Bütün bu yaşananlara rağmen unutulmamalıdır ki:
“Fertler ve toplumlar gayeleri kadar büyüktür. Tarih boyunca ülkeler ve milletler merakı, derdi, davası, iddiası, teklifi ve itirazı olan insanlar tarafından yükseltilmiştir. Çağlar boyunca insanlığı, ancak kendisini bir davaya adayanlar yüceltebilmiştir. Onun içindir ki Davası olmayan adam değildir.”
“Kahramanlıklar, şaheserler ve büyüklükler geçmişte katlanılan fedakârlıkların sonucudur.” Rahata, iştaha ve zevke kıymadan; uykusuz gecelere katlanmadan; kahredici bir çalışma temposuyla gayret etmeden Türkiye’nin geleceğini inşa etmek mümkün değildir.
2020’lere geldiğimizde 1970’li yılların mücadele adamları olarak birçoğumuz daha sık gözlük değiştirmek zorunda kalmakta, yaş olarak 70’lere ulaşmanın bir takım fiziki sıkıntılarını yaşamaktayız. Artık saçlarımıza kar yağmıştır. Bedenlerimizde 12 Eylül’ün işkence hanelerinde aldığımız ağır darbelerin izlerini hala taşımakta, ruhlarımızda açılan derin yaralar kanamaya devam etmektedir.
“Bütün bunlara rağmen Ülkücü Türk milliyetçileri olarak yenilgiyi asla kabul etmiyoruz.” Bizler dünyamızı değiştirip ahiret yurduna göçsek bile bizden sonra gelecek nesillerin “Bu yüce dileğe” giden yolda hizmet ve mücadele bayrağını daha da yükseklere taşıyacağına inanıyoruz.
Dün olduğu gibi bugünde yegâne gayemiz Türkiye’de lekesiz ve gölgesiz bir adalet nizamının ve hukukun üstünlüğü anlayışının yerleşmesidir. Milli kültür politikalarıyla gençlerimizin Batı’nın yoz kültür anlayışının pençesinden kurtarılmasıdır. Gerçek anlamda bir milli eğitim sistemi uygulanarak Türk milletinin her alanda ihtiyaç duyduğu imanlı ve vatanperver, bilgili ve şahsiyetli kanaat önderlerinin yetiştirilmesidir.

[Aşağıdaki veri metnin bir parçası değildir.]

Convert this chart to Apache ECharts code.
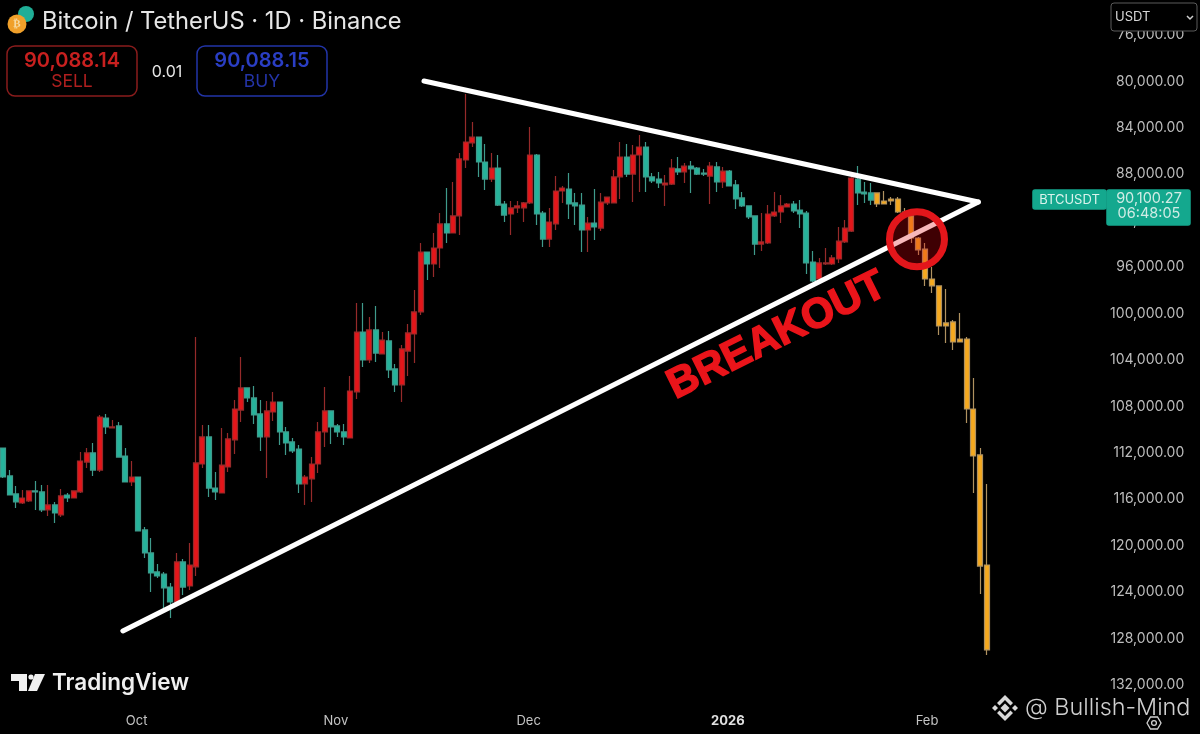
<!DOCTYPE html>
<html><head><meta charset="utf-8">
<style>html,body{margin:0;padding:0;background:#000}#c{width:1200px;height:734px}</style>
<script src="https://cdn.jsdelivr.net/npm/echarts@6/dist/echarts.min.js"></script>
</head><body><div id="c"></div>
<script>
const opens=[111580,113990,115540,116320,116140,115280,115370,116920,116490,117350,115630,115890,115370,112790,112010,113480,109000,109860,109680,112270,114510,114080,118640,120620,122260,122440,123560,124850,121400,123470,121830,112960,110630,115030,115460,113220,110890,108310,106410,107270,108650,110630,108480,107620,110200,111060,111670,114680,114250,112960,110200,108390,109680,110200,110720,106750,101590,104000,101410,103480,102360,104770,106150,103230,101760,99860,94700,95730,94350,92280,93060,91590,86770,85300,84790,86940,88410,87460,90560,91420,90900,90900,90470,86340,91340,93580,92280,89440,89270,90470,90650,92800,92200,92630,90470,90470,88230,86510,87980,86340,85650,88230,88410,88920,88840,87540,87800,87290,87460,87890,88150,87370,88660,87720,88920,90040,90730,91590,94010,93920,91590,91250,90820,90560,91080,91340,95560,97020,95730,95730,95300,93830,92890,88410,89530,89610,89610,90300,90130,90130,91250,91590,93490,94440,97020,97620,100810,100720,102190,102190,108220,112180,121660];
const closes=[114080,115630,116230,115890,115280,115370,116920,116490,117180,115710,115890,115280,112700,112010,113480,108910,109770,109770,112360,114510,114080,118730,120620,122350,122610,123640,124850,121400,123560,121660,112870,110630,115030,115370,113050,110800,108220,106410,107270,108740,110630,108390,107620,110200,111150,111840,114680,114080,112960,110200,108390,109770,110200,110630,106670,101590,104000,101410,103400,102280,104860,106150,103050,101670,99860,94700,95730,94350,92280,93060,91590,86680,85220,84790,86940,88410,87460,90650,91510,90900,90730,90470,86340,91420,93580,92110,89440,89180,90560,90730,92800,92200,92540,90390,89960,88230,86510,87980,86340,85650,88230,88580,88750,88750,87460,87800,87290,87540,87980,87980,87290,88660,87720,89010,90130,90730,91680,94010,93830,91420,91250,90730,90560,91160,91420,95640,97190,95640,95640,95210,93750,92630,88320,89610,89700,90220,90560,90560,90300,91250,91340,93490,94520,97020,97620,101070,101070,102450,102450,108220,112270,121750,128980];
const lows=[111580,113480,114850,115200,115280,114420,114770,114770,116230,115110,115460,115280,111930,111580,111150,108740,108650,109170,109340,111580,112700,114080,118380,119330,121570,122260,123210,120620,121140,119760,102020,109600,109600,113650,109860,110290,107450,103740,106410,106240,107450,107530,106750,107620,109770,110720,111320,113910,112360,109340,106320,108390,109510,109510,105380,99090,99090,100290,99350,101590,101500,104340,102710,100900,97970,93920,94700,93060,91340,89180,88660,86170,81080,83500,84790,85390,86170,86340,90300,90300,90300,90390,83930,86250,91160,90900,88150,89010,87890,89610,89610,91680,89270,89610,89960,87630,85220,85390,85480,84620,85220,87890,87800,88060,86680,86510,87030,86860,87370,87540,86940,86940,87370,87630,88490,89530,90730,91590,91340,90650,89530,89780,90470,90300,90220,91160,94610,95210,94350,94950,92540,91940,88230,87290,88660,88750,89610,89440,89960,89960,90900,91590,93400,93920,95990,97620,97880,100550,99950,102020,105550,111580,114680];
const highs=[114160,115630,116750,116400,116230,116920,117090,117440,118040,117520,116230,115890,115460,113300,113990,113650,110370,109860,112360,114510,114850,118730,121060,123990,122780,125360,126230,124930,124240,123810,122610,113300,115800,116060,115460,113650,112100,109340,107620,109510,111840,114160,109250,111320,112180,112010,115460,116490,116230,113730,111490,111240,110630,111320,110720,107360,104600,104260,104170,103480,105550,106750,107620,105380,104260,100120,97110,96850,96070,93920,93060,93230,87460,85650,88230,89350,88660,90730,92110,93230,91340,92110,90560,92370,94260,94260,92800,90470,91850,92370,94700,94700,93660,92890,90650,90470,90130,88230,90390,89530,89530,88750,89180,90730,88920,88060,88750,89610,88060,88150,90560,89530,89180,89010,90990,90820,91850,94950,94610,94010,91680,92200,90820,91340,92630,96590,97280,97020,95820,95820,95640,93920,92970,90650,90470,90650,90820,90560,90650,91340,91340,93920,94950,97620,98230,101850,102530,103140,102450,109430,115460,124160,129410];
const orangeFrom=136;
const startDate='2025-09-10';
const dayCount=172;
const monthLabels={'2025-10-01':'Oct','2025-11-01':'Nov','2025-12-01':'Dec','2026-01-01':'2026','2026-02-01':'Feb'};
const priceTicks={min:76000,max:132000,step:4000};
const supportLine=[[18.62,127345],[151.74,90390]];
const resistanceLine=[[65.48,79963],[151.74,90390]];
const breakPoint=[[142.2,93600]];

const categories=[];
for(let i=0;i<dayCount;i++){const d=new Date(Date.parse(startDate+'T00:00:00Z')+i*864e5);categories.push(d.toISOString().slice(0,10));}
const rows=opens.map((o,i)=>[o,closes[i],lows[i],highs[i]]);
const mainRows=rows.slice(0,orangeFrom);
const orangeRows=rows.slice(orangeFrom);
const orangeCats=categories.slice(orangeFrom,orangeFrom+orangeRows.length);

const FONT='Inter, "Noto Sans", sans-serif';
const chart=echarts.init(document.getElementById('c'),null,{renderer:'canvas'});
const txt=(x,y,text,size,fill,extra)=>({type:'text',z:50,x,y,style:Object.assign({text,fill,font:`${size}px ${FONT}`,textAlign:'left',textVerticalAlign:'middle'},extra||{})});
const box=(x,y,w,h,r,stroke,fill,lw)=>({type:'rect',z:48,shape:{x,y,width:w,height:h,r},style:{stroke,fill,lineWidth:lw||1.5}});
const poly=(points,fill)=>({type:'polygon',z:50,shape:{points},style:{fill}});
const graphic=[
 {type:'circle',z:47,shape:{cx:26,cy:14,r:8},style:{fill:'#1fae96'}},
 {type:'circle',z:49,shape:{cx:17,cy:24,r:9.5},style:{fill:'#f0a02a'}},
 txt(17,24.5,'₿',11,'#f7d9a0',{textAlign:'center',font:'bold 11px "DejaVu Sans"'}),
 txt(42,22,'Bitcoin / TetherUS · 1D · Binance',23.7,'#e6e6e6'),
 box(7,46,130,50,8,'#8a1c1c','transparent'),
 txt(72,61,'90,088.14',20,'#c8201f',{textAlign:'center',font:`600 20px ${FONT}`}),
 txt(72,82,'SELL',17.5,'#b01f1f',{textAlign:'center'}),
 txt(167,72,'0.01',16,'#e6e6e6',{textAlign:'center'}),
 box(197,46,130,50,8,'#2234a8','transparent'),
 txt(262,61,'90,088.15',20,'#2a3ec4',{textAlign:'center',font:`600 20px ${FONT}`}),
 txt(262,82,'BUY',17.5,'#2434a8',{textAlign:'center'}),
 box(1111,3,86,28,3,'#5a5a5a','#000',1),
 txt(1115,17,'USDT',13,'#d8d8d8'),
 {type:'polyline',z:50,shape:{points:[[1187,16],[1190,19],[1193,16]]},style:{stroke:'#cfcfcf',lineWidth:1.5,fill:null}},
 box(1033,190,73,19,2,'#14a88e','#14a88e',0),
 txt(1069.5,200,'BTCUSDT',13,'#d9f3ec',{textAlign:'center'}),
 box(1107,190,83,35,2,'#14a88e','#14a88e',0),
 txt(1149,199,'90,100.27',14.5,'#d0ece5',{textAlign:'center'}),
 txt(1149,214,'06:48:05',14.5,'#d0ece5',{textAlign:'center'}),
 {type:'text',z:45,x:777,y:336,rotation:0.46,style:{text:'BREAKOUT',fill:'#ea141a',stroke:'#ea141a',lineWidth:1.5,font:'bold 42px "Liberation Sans"',textAlign:'center',textVerticalAlign:'middle'}},
 poly([[11,674],[27,674],[27,691],[19,691],[19,681],[11,681]],'#f0f0f0'),
 {type:'circle',z:50,shape:{cx:31,cy:677,r:2.6},style:{fill:'#f0f0f0'}},
 poly([[35,674],[45,674],[37,691],[28,691]],'#f0f0f0'),
 txt(52,683,'TradingView',22.5,'#f0f0f0',{font:`600 22.5px ${FONT}`}),
 poly([[1005,703.5],[1009.5,708],[1005,712.5],[1000.5,708]],'#d8d8d8'),
 poly([[992,708],[995,705],[998,708],[995,711]],'#d8d8d8'),
 poly([[1012,708],[1015,705],[1018,708],[1015,711]],'#d8d8d8'),
 poly([[1005,695],[1013,703],[1010.5,705.5],[1005,700],[999.5,705.5],[997,703]],'#d8d8d8'),
 poly([[1005,721],[997,713],[999.5,710.5],[1005,716],[1010.5,710.5],[1013,713]],'#d8d8d8'),
 txt(1025,708,'@ Bullish-Mind',23.4,'#cfcfcf',{font:`300 23.4px ${FONT}`}),
 {type:'polygon',z:51,shape:{points:[[1147,723],[1150.5,717],[1157.5,717],[1161,723],[1157.5,729],[1150.5,729]]},style:{stroke:'#d0d0d0',lineWidth:1.3,fill:'transparent'}},
 {type:'circle',z:51,shape:{cx:1154,cy:723,r:2.4},style:{stroke:'#d0d0d0',lineWidth:1.3,fill:'transparent'}}
];
chart.setOption({
 animation:false,backgroundColor:'#000',
 grid:[{left:-3.22,top:35,width:1108.5,height:650,containLabel:false},
       {left:873.55,top:35,width:117.13,height:650,containLabel:false}],
 xAxis:[
  {type:'category',gridIndex:0,data:categories,boundaryGap:true,axisLine:{show:false},axisTick:{show:false},splitLine:{show:false},
   axisLabel:{margin:30,color:'#c4c4c4',fontFamily:FONT,fontSize:13,hideOverlap:false,padding:[0,3,0,0],
    interval:(i,v)=>v in monthLabels,
    formatter:v=>{const s=monthLabels[v]||'';return s==='2026'?`{b|${s}}`:s;},
    rich:{b:{fontWeight:'bold',color:'#e0e0e0',fontSize:13,fontFamily:FONT}}}},
  {type:'value',gridIndex:0,min:-0.5,max:dayCount-0.5,show:false,splitLine:{show:false}},
  {type:'category',gridIndex:1,data:orangeCats,show:false}
 ],
 yAxis:[
  {type:'value',gridIndex:0,inverse:true,position:'right',min:priceTicks.min,max:priceTicks.max,interval:priceTicks.step,
   axisLine:{show:false},axisTick:{show:false},splitLine:{show:false},
   axisLabel:{margin:79,align:'right',color:'#bdbdbd',fontFamily:FONT,fontSize:14,padding:[2,0,0,0],showMinLabel:true,showMaxLabel:true,
    formatter:v=>v.toLocaleString('en-US',{minimumFractionDigits:2,maximumFractionDigits:2})}},
  {type:'value',gridIndex:1,inverse:true,min:priceTicks.min,max:priceTicks.max,show:false,splitLine:{show:false}}
 ],
 series:[
  {name:'BTCUSDT',type:'candlestick',xAxisIndex:0,yAxisIndex:0,data:mainRows,barWidth:5.5,z:2,
   itemStyle:{color:'#26b39b',color0:'#e4161a',borderColor:'#3f9b8c',borderColor0:'#962a2a',borderWidth:1.2}},
  {name:'BTCUSDT flipped',type:'candlestick',xAxisIndex:2,yAxisIndex:1,data:orangeRows,barWidth:5.5,z:2,
   itemStyle:{color:'#f5a91f',color0:'#f5a91f',borderColor:'#b09260',borderColor0:'#b09260',borderWidth:1.2}},
  {name:'Resistance',type:'line',xAxisIndex:1,yAxisIndex:0,data:resistanceLine,symbol:'none',z:5,silent:true,clip:false,lineStyle:{color:'#fff',width:5,cap:'round'}},
  {name:'Support',type:'line',xAxisIndex:1,yAxisIndex:0,data:supportLine,symbol:'none',z:5,silent:true,clip:false,lineStyle:{color:'#fff',width:5,cap:'round'}},
  {name:'Breakout',type:'scatter',xAxisIndex:1,yAxisIndex:0,data:breakPoint,symbol:'circle',symbolSize:55,z:6,silent:true,
   itemStyle:{color:'rgba(225,0,10,0.28)',borderColor:'#e3161b',borderWidth:7,opacity:1}}
 ],
 graphic:{elements:graphic}
});
</script></body></html>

21.yüzyıldaki ufkumuz demokrasinin bütün kurallarıyla işlediği, yargı bağımsızlığının ve kuvvetler ayrılığının tartışılmaz bir şekilde gerçekleştiği, devleti yönetenlerin her kademe de hesap verebildiği bir Türkiye’dir.
Milliyetçilik her şeyden önce millet iradesine saygıyı gerektirir. Bu sebeple de her türlü askeri ve sivil vesayetin son bulduğu, ülkemizin ilmin ve aklın rehberliğinde yönetildiği günlere, huzurlarla örülmüş, sevgilerle donatılmış, kalkınmış ve itibarlı bir ülke oluncaya kadar mücadelemiz devam edecektir.
Şimdi, “Düşman kavi, talih, zebun” olsa da bu büyük gayemizden vazgeçmiş değiliz. “Bir gün geri geleceğiz, dünyayı yöneteceğiz!”. Geleceğin Milliyetçi Büyük Türkiye’sinin kurulacağına dair inancımızı muhafaza etmeye devam ediyoruz. Çünkü “Eski devirlerde ve yeni zamanda bütün dünyada görülen odur ki; insan haklarına saygılı olmayan kaynak ve kuvveti hakk ve adalet ilkelerine dayanmayan bir devlet idaresi payidar olmamıştır ve olmayacaktır.”
Yahya Kemal’in:
“Artık demir almak günü gelmişse zamandan
Meçhule giden bir gemi kalkar bu limandan”
mısralarında belirttiği gibi bir gün emr-i hakk vaki olup ahiret yurduna göçtüğümüzde bile toprağın altında kalan kemiklerimiz ve Tanrı Dağlarının semalarında atalar ruhlarıyla buluşan ruhlarımız “Bu büyük muştu”yu beklemeye devam edecektir.
Merhum Samiha Ayverdi Hanımefendinin söylediği gibi: “Zamana atılan fikirlerde toprağa atılan tohumlar gibidir. Uygun zemin ve iklimi bulduğunda mutlaka yeşerecektir.”